More Like This queries

More Like This (MLT) is a feature of Solr which provides for comparisons of documents; you can ask Solr to tell you about any More documents it has that are Like This one.

An MLT query can be part of a standard query (see standard-query-more-like-this.), in which case you’re asking Solr to tell you not only about immediate query results, but also about any other results which are similar to the results you’ve got.

Alternatively, you can feed Solr an entire document that is not already in its index, and ask to do an MLT query on that document.

The first case is covered above in standard-query-more-like-this; the second case we’ll show here.

Basic MLT query

Instead of calling the query method on the interface, we call the mlt_query method.

>>> si.mlt_query(fields="name", content=open("localfile").read())

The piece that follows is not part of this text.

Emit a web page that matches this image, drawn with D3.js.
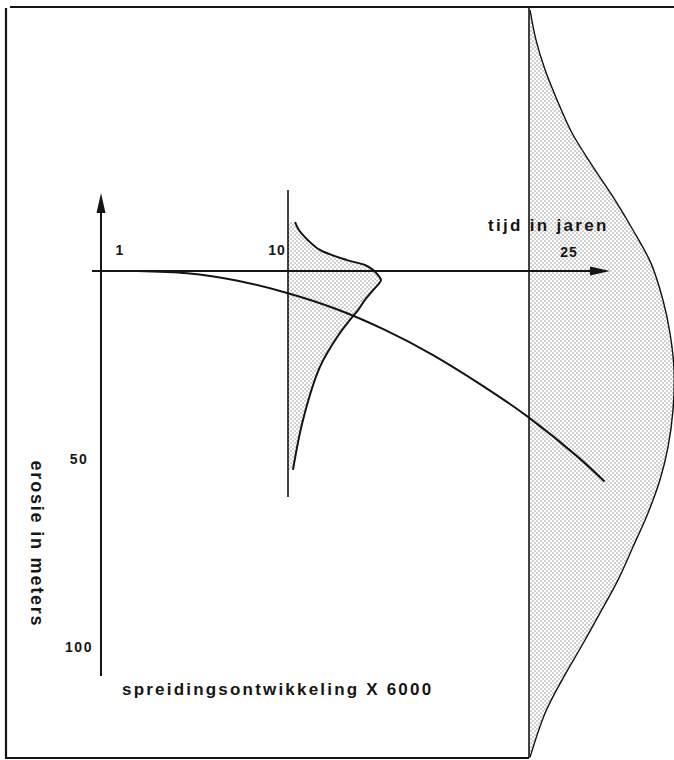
<!DOCTYPE html>
<html>
<head>
<meta charset="utf-8">
<script src="https://cdn.jsdelivr.net/npm/d3@7"></script>
<style>
  body { margin: 0; background: #fff; }
  svg { display: block; }
  text { font-family: "Liberation Sans", Arial, sans-serif; font-weight: bold; fill: #161616; }
</style>
</head>
<body>
<svg id="chart" width="674" height="760"></svg>
<script>
// Mean erosion (m) against time (years)
const years   = [1, 4, 7, 10, 13, 16, 19, 22, 25, 28, 29.7];
const erosion = [0, 0.6, 2.6, 5.9, 10.1, 15.6, 22.3, 30.2, 39, 49.3, 56];

// Spread of the erosion after 10 years (spread x 6000, arbitrary units)
const spread10Erosion = [-13.0, -10.9, -8.2, -5.6, -2.9, -1.6, -0.3, 1.1, 2.4, 5.1, 7.7, 10.4, 13.0, 17.6, 25.5, 39.6, 52.9];
const spread10Value   = [4.7, 7.3, 13.3, 21.3, 39.3, 51.3, 56.7, 60, 62, 56.7, 51.3, 46.7, 41.3, 32.7, 21.3, 10, 3.3];

// Spread of the erosion after 25 years
const spread25Erosion = [-69.4, -61.4, -53.5, -45.5, -36.7, -27.7, -18.9, -10.9, -2.1, 7.7, 16.5, 26.3, 37.0, 46.8, 55.6, 64.4, 73.4, 82.2, 91.0, 100.0, 108.8, 117.6, 129.3];
const spread25Value   = [0.7, 4.7, 10.7, 18.7, 28.7, 42.7, 57.3, 69.3, 81.3, 89.3, 94, 96.7, 96, 92.7, 87.3, 79.3, 69.3, 59.3, 47.3, 34.7, 22, 10.7, 0.7];

// Tick labels
const timeTicks    = ["1", "10", "25"];
const erosionTicks = ["50", "100"];

const svg = d3.select("#chart");

// Scales: time runs left to right, erosion runs downward
const x = d3.scaleLinear().domain([1, 10, 25]).range([137, 288, 529]);
const y = d3.scaleLinear().domain([0, 100]).range([271, 647]);
const w = d3.scaleLinear().domain([0, 100]).range([0, 150]);

const ink = "#141414";

// Stipple pattern for the spread areas
const defs = svg.append("defs");
const pat = defs.append("pattern")
  .attr("id", "stipple")
  .attr("patternUnits", "userSpaceOnUse")
  .attr("width", 4).attr("height", 4);
pat.append("circle").attr("cx", 1).attr("cy", 1).attr("r", 0.75).attr("fill", "#707070");
pat.append("circle").attr("cx", 3).attr("cy", 3).attr("r", 0.75).attr("fill", "#707070");

// Frame (open at the lower right)
svg.append("path")
  .attr("d", "M10,7 L674,7 M6,8 L6,758 L" + x(25) + ",758")
  .attr("fill", "none").attr("stroke", ink).attr("stroke-width", 2.2);

// Spread curves, drawn sideways against their year line
function drawSpread(year, es, vs, baseTop, baseBottom, strokeW) {
  const pts = es.map((e, i) => ({ e, v: vs[i] }));
  const x0 = x(year);
  svg.append("path")
    .datum(pts)
    .attr("d", d3.area()
      .curve(d3.curveCatmullRom)
      .y(d => y(d.e))
      .x0(x0)
      .x1(d => x0 + w(d.v)))
    .attr("fill", "url(#stipple)")
    .attr("opacity", 0.8);
  svg.append("path")
    .datum(pts)
    .attr("d", d3.line()
      .curve(d3.curveCatmullRom)
      .y(d => y(d.e))
      .x(d => x0 + w(d.v)))
    .attr("fill", "none")
    .attr("stroke", ink)
    .attr("stroke-width", strokeW);
  svg.append("line")
    .attr("x1", x0).attr("x2", x0)
    .attr("y1", baseTop).attr("y2", baseBottom)
    .attr("stroke", ink).attr("stroke-width", 1.6);
}

drawSpread(10, spread10Erosion, spread10Value, 190, 497, 2);
drawSpread(25, spread25Erosion, spread25Value, 7, 758, 1.4);

// Axes with arrowheads
const axisTop = 193, axisBottom = 676, axisLeft = 92, axisRight = 610;
const yAxisX = 101;
svg.append("line")
  .attr("x1", yAxisX).attr("x2", yAxisX)
  .attr("y1", axisTop + 8).attr("y2", axisBottom)
  .attr("stroke", ink).attr("stroke-width", 2);
svg.append("path")
  .attr("d", `M${yAxisX},${axisTop} L${yAxisX + 4.5},${axisTop + 20} L${yAxisX - 4.5},${axisTop + 20} Z`)
  .attr("fill", ink);

svg.append("line")
  .attr("x1", axisLeft).attr("x2", axisRight - 8)
  .attr("y1", y(0)).attr("y2", y(0))
  .attr("stroke", ink).attr("stroke-width", 2.2);
svg.append("path")
  .attr("d", `M${axisRight},${y(0)} L${axisRight - 20},${y(0) - 4.5} L${axisRight - 20},${y(0) + 4.5} Z`)
  .attr("fill", ink);

// Mean erosion curve
svg.append("path")
  .datum(years.map((t, i) => [t, erosion[i]]))
  .attr("d", d3.line()
    .curve(d3.curveNatural)
    .x(d => x(d[0]))
    .y(d => y(d[1])))
  .attr("fill", "none")
  .attr("stroke", ink)
  .attr("stroke-width", 2);

// Time tick labels
const timeOffsets = [-17, -11, 40];
const timeBaselines = [255, 255, 257];
svg.selectAll("text.tt")
  .data(timeTicks)
  .join("text")
  .attr("class", "tt")
  .attr("x", (d, i) => x(+d) + timeOffsets[i])
  .attr("y", (d, i) => timeBaselines[i])
  .attr("text-anchor", "middle")
  .attr("font-size", 14)
  .attr("letter-spacing", 1)
  .text(d => d);

// Erosion tick labels
svg.selectAll("text.et")
  .data(erosionTicks)
  .join("text")
  .attr("class", "et")
  .attr("x", 79)
  .attr("y", d => y(+d) + 5)
  .attr("text-anchor", "middle")
  .attr("font-size", 14)
  .attr("letter-spacing", 1.5)
  .text(d => d);

// Axis titles
svg.append("text")
  .attr("x", 488).attr("y", 231)
  .attr("font-size", 17)
  .attr("letter-spacing", 2.3)
  .text("tijd in jaren");

svg.append("text")
  .attr("transform", "translate(31,544) rotate(90)")
  .attr("text-anchor", "middle")
  .attr("font-size", 18)
  .attr("letter-spacing", 1.8)
  .text("erosie in meters");

svg.append("text")
  .attr("x", 122).attr("y", 695)
  .attr("font-size", 17)
  .attr("letter-spacing", 2.2)
  .text("spreidingsontwikkeling X 6000");
</script>
</body>
</html>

We give the MLT handler some content (sourced in this case from a local file); the MLT query will take this text, analyze it, and retrieve documents that are similar according to the results of its analysis.

The results are returned in the same format as illustrated in the mlt() method.

Further MLT query options

If we wanted similarity to be calculated with respect to a different field or fields.:

>>> si.mlt_query(content=open("localfile").read(),
...              fields=["name", "author_t"])

We can understand a little more about why we get the results we do by asking for the result of the MLT document analysis.

>>> si.mlt_query(fields="name", content=open("localfile").read(),
...              interestingTerms="list")
>>> si.mlt_query(fields="name", content=open("localfile").read(),
...              interestingTerms="details")

“list” will return a list of the interesting terms extracted; “details” will also provide details of the boost used for each term.

If the document you’re supplying is not encoded in UTF-8 (or equivalently ASCII) format, then you need to specify the charset in use (using the list available at

>>> si.mlt_query(fields="name", content=open("localfile").read(),
...              content_charset="iso-8859-1")

Sourcing content from the web

You can also choose to tell Solr to source the document from the web, by giving the URL for the content rather than supplying it yourself:

>>> si.mlt_query(fields="name", url="")

All the other options above still apply to URL-sourced content, except for “content_charset”; that’s up to the webserver where the content is stored.

In all the cases above, you can also specify any of the other options shown in mlt(), apart from “count”.

MLT queries on indexed content

You can perform an MLT query on indexed content in the following way:

>>> res = si.mlt_query("genre_s", interestingTerms="details",
...                    mintf=1, mindf=1).query(
...                    id="978-0641723445").execute()
[{u'_version_': 1462917302263480320,
  u'author': u'Rick Riordan',
  u'author_s': u'Rick Riordan',
  u'cat': [u'book', u'paperback'],
  u'genre_s': u'fantasy',
  u'id': u'978-1423103349',
  u'inStock': True,
  u'name': u'The Sea of Monsters',
  u'pages_i': 304,
  u'price': 6.49,
  u'price_c': u'6.49,USD',
  u'sequence_i': 2,
  u'series_t': u'Percy Jackson and the Olympians'},
 {u'_version_': 1462917302263480321,
  u'author': u'Jostein Gaarder',
  u'author_s': u'Jostein Gaarder',
  u'cat': [u'book', u'paperback'],
  u'genre_s': u'fantasy',
  u'id': u'978-1857995879',
  u'inStock': True,
  u'name': u"Sophie's World : The Greek Philosophers",
  u'pages_i': 64,
  u'price': 3.07,
  u'price_c': u'3.07,USD',
  u'sequence_i': 1}]
>>> res.interesting_terms
>>> [u'genre_s:fantasy', 1.0]

ie - initialize an otherwise empty mlt_query object, and then run queries on it as you would run normal queries. The full range of query operations is supported when composing the query for indexed content:

>>> si.mlt_query("name").query(title='Whale').query(~si.Q(
...     author='Melville').query(si.Q('Moby') | si.Q('Dick'))

Chaining MLT queries

The mlt_query() method is chainable in the same way as the query method. There are a fre differences to note.

  • You can’t chain a query() onto an mlt_query() call if the MLT query is based on supplied content or url.
  • You can’t chain multiple mlt_query() methods together - only one content source can be considered at a time.

The mlt_query() method takes all of the mlt() options except “count”.